The U.S. Supreme Court is a vital component of the balance of power in the American government—one built on checks and balances. Its judicial power of review can declare unconstitutional laws enacted by Congress and executive actions taken by the President of the United States.

 

Arguably, this power makes the Court the most important of our three branches of government, and that is why the Court must fulfill its fundamental duty to provide equal justice under the law and to serve as honorable guardians of our Constitution.

 

That was not always the case.

 

Beginning with its creation in 1789, the Court resided in the basement of the nation’s Capitol Building (where it remained until the mid-19th century), finding the judicial fortitude to declare only two federal laws unconstitutional.
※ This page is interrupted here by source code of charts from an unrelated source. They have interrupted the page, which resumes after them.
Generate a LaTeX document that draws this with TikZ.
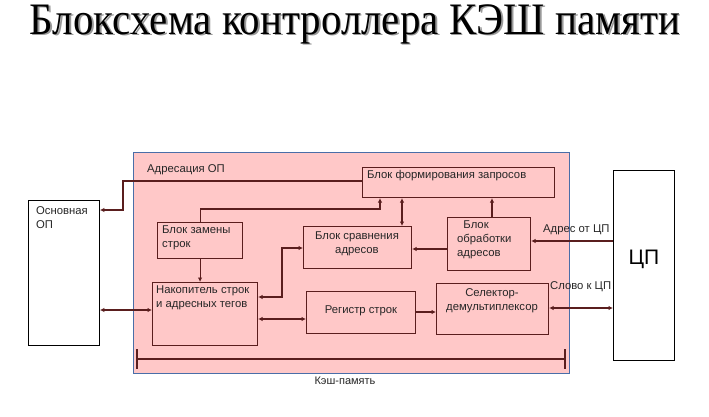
\documentclass[tikz,border=0pt]{standalone}
\usepackage{fontspec}
\setmainfont{Liberation Serif}
\newfontfamily\diag{Liberation Sans}
\usetikzlibrary{arrows.meta}
\definecolor{cachepink}{HTML}{FFC8C8}
\definecolor{framebl}{HTML}{4A6EA8}
\definecolor{wire}{HTML}{5A1E1E}
\newcommand{\ttltext}{Блоксхема контроллера КЭШ памяти}
\tikzset{
  box/.style={draw=wire, line width=1.1pt, inner sep=0pt, anchor=north west},
  wbox/.style={draw=black, line width=0.9pt, fill=white, inner sep=0pt, anchor=north west},
  txt/.style={font=\diag\fontsize{11.3}{14}\selectfont, text=black!85, inner sep=0pt},
  tip/.tip={Latex[length=4.5pt,width=4.5pt]},
  arr/.style={draw=wire, line width=1.1pt, -tip},
  darr/.style={draw=wire, line width=1.1pt, tip-tip},
  plain/.style={draw=wire, line width=1.1pt},
}
\begin{document}
\begin{tikzpicture}[x=1pt,y=-1pt]
\useasboundingbox (0,0) rectangle (709,416);
% title with shadow
\node[font=\fontsize{45}{50}\selectfont, anchor=base, inner sep=0pt] (title) at (355,34)
  {\scalebox{0.91}[1]{\rlap{\kern1.8pt\raisebox{-1.8pt}{\textcolor{black!40}{\ttltext}}}\ttltext}};
% cache area
\fill[cachepink] (133,152) rectangle (569,373);
\draw[framebl, line width=0.8pt] (133,152) rectangle (569,373);
% outer boxes
\node[wbox, minimum width=71pt, minimum height=145pt] (osn) at (28,200) {};
\node[txt, anchor=north west, align=left] (osntxt) at (36,206) {Основная\\ОП};
\node[wbox, minimum width=61pt, minimum height=190pt] (cpu) at (613,170) {};
\node[font=\diag\fontsize{21}{24}\selectfont, inner sep=0pt] (cputxt) at (644,259) {ЦП};
% inner boxes
\node[box, minimum width=192pt, minimum height=30pt] (req) at (362,167) {};
\node[txt, anchor=west] (reqtxt) at (367,176) {Блок формирования запросов};
\node[box, minimum width=85pt, minimum height=36pt] (zam) at (157,222) {};
\node[txt, anchor=north west, align=left] (zamtxt) at (162,226) {Блок замены\\строк};
\node[box, minimum width=108pt, minimum height=42pt] (cmp) at (303,226) {};
\node[txt, align=center] (cmptxt) at (357,244) {Блок сравнения\\адресов};
\node[box, minimum width=83pt, minimum height=53pt] (obr) at (447,217) {};
\node[txt, anchor=north west, align=left] (obrtxt) at (457,221) {\ \ Блок\\обработки\\адресов};
\node[box, minimum width=105pt, minimum height=63pt] (nak) at (152,282) {};
\node[txt, anchor=north west, align=left] (naktxt) at (156,286) {Накопитель строк\\и адресных тегов};
\node[box, minimum width=109pt, minimum height=42pt] (reg) at (306,291) {};
\node[txt] (regtxt) at (361,311) {Регистр строк};
\node[box, minimum width=112pt, minimum height=51pt] (sel) at (436,283) {};
\node[txt, anchor=north, align=center] (seltxt) at (492,288) {Селектор-\\демультиплексор};
% labels
\node[txt, anchor=west] (adrop) at (147,170) {Адресация ОП};
\node[txt, anchor=west] (adrcpu) at (543,230) {Адрес от ЦП};
\node[txt, anchor=west] (slovo) at (550,287) {Слово к ЦП};
% connectors
\draw[arr] (req.west |- 0,181) -- (123,181) -- (123,210) -- (osn.east |- 0,210);
\draw[arr] (zam.north) |- (380,209) -- (req.south -| 380,0);
\draw[darr] (req.south -| 402,0) -- (cmp.north -| 402,0);
\draw[arr] (obr.north -| 492,0) -- (req.south -| 492,0);
\draw[arr] (obr.west |- 0,249) -- (cmp.east |- 0,249);
\draw[arr] (cpu.west |- 0,241) -- (obr.east |- 0,241);
\draw[arr] (zam.south) -- (zam.south |- nak.north);
\draw[darr] (cmp.west |- 0,248) -| (282,297) -- (nak.east |- 0,297);
\draw[darr] (nak.east |- 0,319) -- (reg.west |- 0,319);
\draw[arr] (reg.east |- 0,312) -- (sel.west |- 0,312);
\draw[darr] (sel.east |- 0,308) -- (cpu.west |- 0,308);
\draw[darr] (osn.east |- 0,310) -- (nak.west |- 0,310);
% cache bracket
\coordinate (bl) at (137,359);
\coordinate (br) at (565,359);
\draw[plain] (bl) -- (br);
\draw[plain] (137,349) -- (137,369);
\draw[plain] (565,349) -- (565,369);
\node[txt, font=\diag\fontsize{11}{13}\selectfont] (kesh) at (345,381) {Кэш-память};
\end{tikzpicture}
\end{document}
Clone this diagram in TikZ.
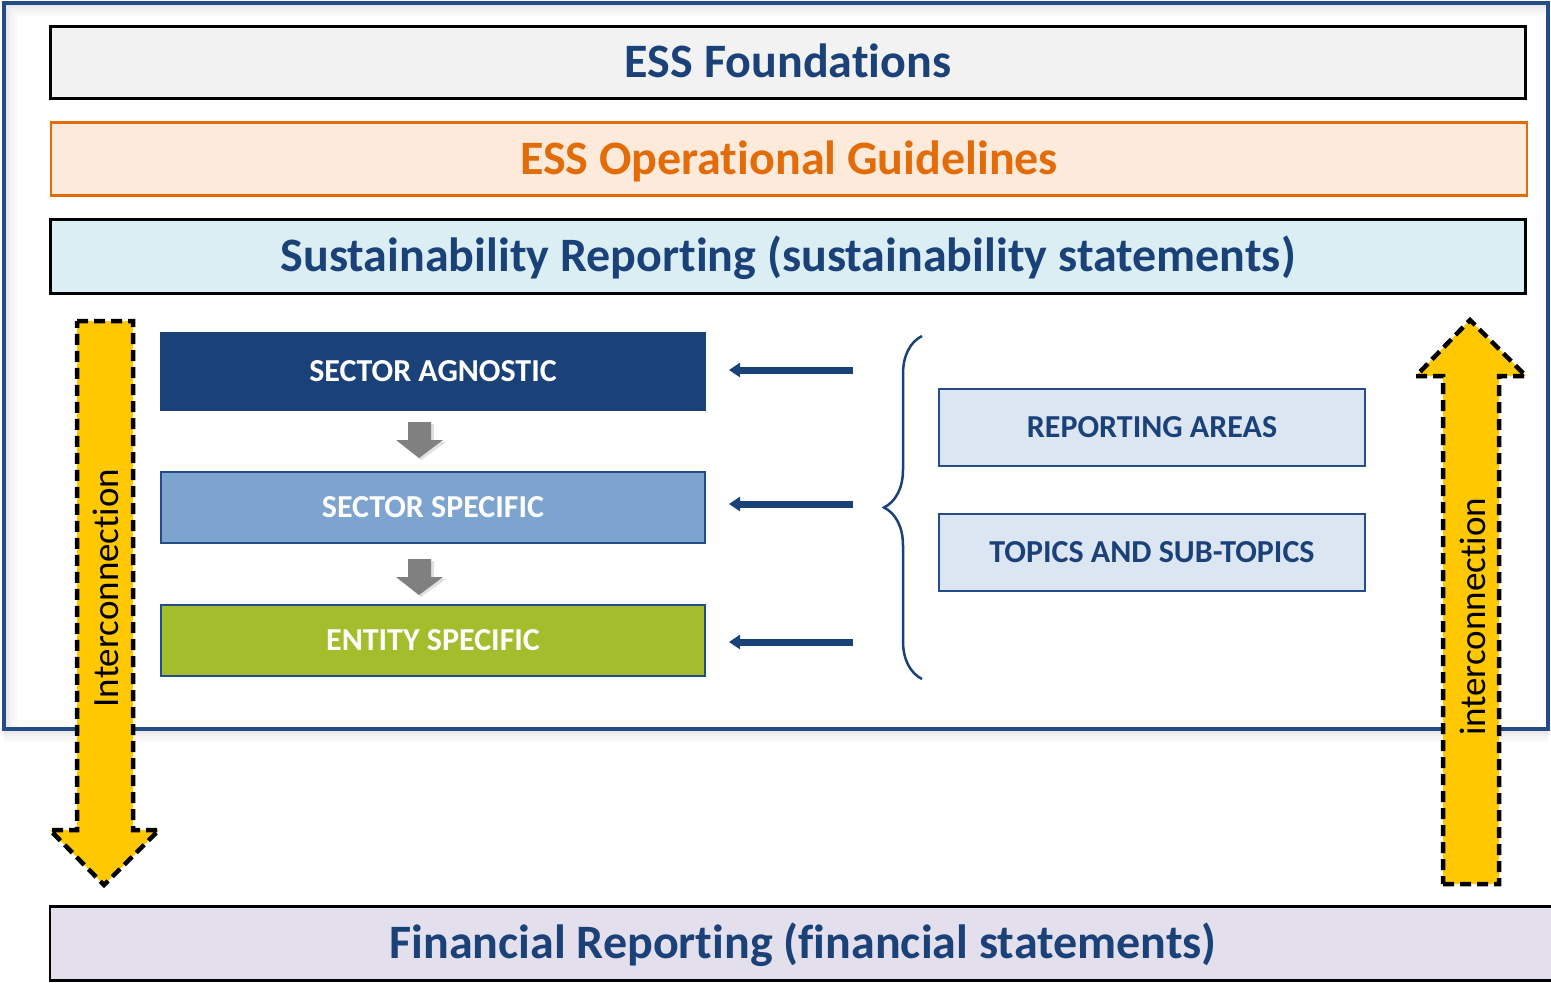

But with the advent of the Civil War and the expansion of the West—both of which wrought violence on the nation’s soil and led to a host of laws designed to serve the interests of the wealthy and maintain the powerlessness of the poor—the Court found itself increasingly called upon to decide which laws were constitutional and which were not.

 

These advances enhanced the Court’s power, and when any institution accrues power, it becomes more assertive in its use.

 

Between 1994 and 2002, the Court declared 32 federal laws, in whole or part, unconstitutional.

 

In the Federalists Papers, Alexander Hamilton said this assertion of power by the Court would serve, not thwart, the interests of Democracy. Hamilton strongly believed that the Constitution represented the absolute will of the people while laws, both federal and state laws, merely represented the people’s temporary will through fallible legislators.

 

Hamilton was correct, but the constitutional scholar could not have foreseen, in his wildest imagination, the Court’s decision-making in Bush v. Gore—a political decision that decided the presidential race in 2000 between Republican George W. Bush and Democrat Al Gore.

 

Florida’s Republican Secretary of State Katherine Harris, on November 26, 2000, declared Bush the winner by a 537-vote margin before all the votes on a recount had been counted. Gore took the issue to the Florida Supreme Court, which, on December 8, 2000, declared that the recount had to continue.

 

Bush immediately appealed to the U.S. Supreme Court, which, on December 9, ordered the recount ordered by the Florida Supreme Court to be halted until it could hear the case. On December 11, the Court heard oral arguments in the case and the very next day, in a 5-4 decision, overturned the recount decision by the Florida Supreme Court.

 

The decision effectively gave the presidency to Bush. The five justices voting in favor of Bush were Republican appointees, and the four justices voting in favor of Gore were Democrat appointees.

 

That December in 2000 is when the Supreme Court visibly became a political institution whose purpose is to serve not the Constitution nor the people but the biddings of the political interests of the forces behind their appointments, most notably, the Federalist Society and other conservative “dark money” groups.

 

Understandably, trust in the Court by the American people has plummeted from a nearly 70 percent rating in 2001 to 41 percent in 2023.

 

Today, one media investigative report after another discloses that two justices (Thomas and Alito) have received special favors from billionaires friends that include expensive gifts, luxurious trips to resorts around the globe on yachts and private jets, mortgages paid on the homes of family members, RVs bought personal travel, and other things not disclosed. The wives of these same two justices have engaged in lunatic-fringe insurrection behavior supporting a violent overthrow of the government.

 

Yet neither justice will recuse themselves from cases dealing with issues connected to anyone or anything associated with their special privileges or lunatic political behavior.

 

The Court recently entertained the argument that the President of the United States would enjoy absolute immunity if they ordered the assassination of political rivals so long as they determined it was an “official act.”

 

The fact that such an argument could be made under any circumstances in the nation’s highest Court is disturbing and dangerous.

 

The nation’s legal system, in conjunction with the American people, await the Court’s decision on how much, if any, immunity an American president enjoys for committing criminal wrongdoing while in office. One presidential candidate is already campaigning on a platform of revenge against his political rivals, his intention to act as a dictator and undo the underpinnings of this nation’s Democracy.

 

Would this Supreme Court stop such a President?

 

Based on its actions and recent statements by some of the Justices, we have every reason to fear that the Court would help usher in an authoritarian rule of government, the rule of law, the Constitution, and the people be damned.